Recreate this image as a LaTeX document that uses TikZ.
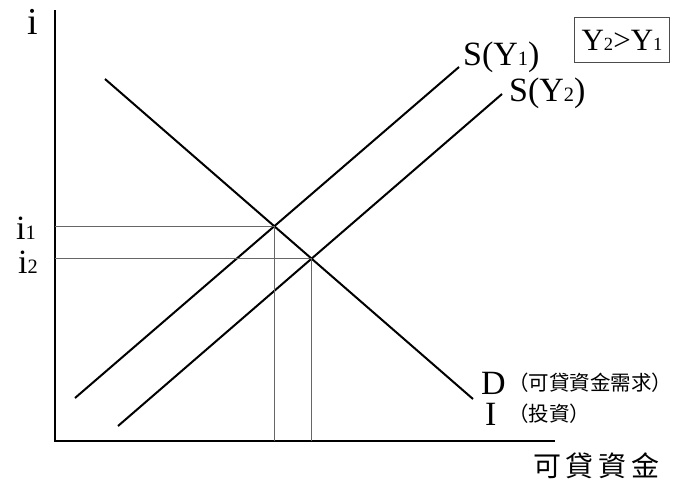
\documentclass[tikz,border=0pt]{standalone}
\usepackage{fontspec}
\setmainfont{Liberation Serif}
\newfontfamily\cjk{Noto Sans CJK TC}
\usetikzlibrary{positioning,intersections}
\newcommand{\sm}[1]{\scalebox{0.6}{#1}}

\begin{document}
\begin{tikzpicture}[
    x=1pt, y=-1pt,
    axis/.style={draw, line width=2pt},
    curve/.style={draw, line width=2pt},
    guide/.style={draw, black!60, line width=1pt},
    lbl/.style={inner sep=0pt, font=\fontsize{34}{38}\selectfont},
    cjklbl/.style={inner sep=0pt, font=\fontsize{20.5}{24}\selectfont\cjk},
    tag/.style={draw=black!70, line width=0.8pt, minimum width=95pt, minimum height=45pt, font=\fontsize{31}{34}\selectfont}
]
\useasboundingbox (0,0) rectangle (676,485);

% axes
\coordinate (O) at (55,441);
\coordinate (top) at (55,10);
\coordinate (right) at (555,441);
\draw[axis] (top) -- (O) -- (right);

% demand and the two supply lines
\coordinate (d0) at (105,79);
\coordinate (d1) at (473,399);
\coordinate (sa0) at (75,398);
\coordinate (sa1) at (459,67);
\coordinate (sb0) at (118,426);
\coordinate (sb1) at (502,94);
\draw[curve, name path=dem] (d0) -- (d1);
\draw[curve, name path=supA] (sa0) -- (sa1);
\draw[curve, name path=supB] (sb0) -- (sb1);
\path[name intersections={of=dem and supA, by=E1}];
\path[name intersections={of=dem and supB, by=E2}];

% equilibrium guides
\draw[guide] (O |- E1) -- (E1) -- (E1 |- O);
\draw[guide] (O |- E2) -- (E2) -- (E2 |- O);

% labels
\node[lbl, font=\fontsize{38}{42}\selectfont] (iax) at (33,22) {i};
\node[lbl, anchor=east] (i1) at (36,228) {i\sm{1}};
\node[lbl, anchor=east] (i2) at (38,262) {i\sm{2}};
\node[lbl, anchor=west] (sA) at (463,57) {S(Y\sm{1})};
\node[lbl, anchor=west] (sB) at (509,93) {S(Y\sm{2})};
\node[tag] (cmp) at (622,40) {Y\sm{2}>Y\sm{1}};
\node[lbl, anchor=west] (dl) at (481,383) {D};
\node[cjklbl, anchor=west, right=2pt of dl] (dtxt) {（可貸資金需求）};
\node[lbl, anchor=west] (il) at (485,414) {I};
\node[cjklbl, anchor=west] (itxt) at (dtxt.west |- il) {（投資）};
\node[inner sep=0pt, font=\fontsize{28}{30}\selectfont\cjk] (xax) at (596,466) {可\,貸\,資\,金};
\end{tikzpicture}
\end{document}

▬▬▬

=== Task to complete ===
Give again exactly the lines running from the beginning of the material above through the line that contains "(0,0) rectangle (676,485);", and leave out every picture.

=== Written answer ===
Recreate this image as a LaTeX document that uses TikZ.
\documentclass[tikz,border=0pt]{standalone}
\usepackage{fontspec}
\setmainfont{Liberation Serif}
\newfontfamily\cjk{Noto Sans CJK TC}
\usetikzlibrary{positioning,intersections}
\newcommand{\sm}[1]{\scalebox{0.6}{#1}}

\begin{document}
\begin{tikzpicture}[
    x=1pt, y=-1pt,
    axis/.style={draw, line width=2pt},
    curve/.style={draw, line width=2pt},
    guide/.style={draw, black!60, line width=1pt},
    lbl/.style={inner sep=0pt, font=\fontsize{34}{38}\selectfont},
    cjklbl/.style={inner sep=0pt, font=\fontsize{20.5}{24}\selectfont\cjk},
    tag/.style={draw=black!70, line width=0.8pt, minimum width=95pt, minimum height=45pt, font=\fontsize{31}{34}\selectfont}
]
\useasboundingbox (0,0) rectangle (676,485);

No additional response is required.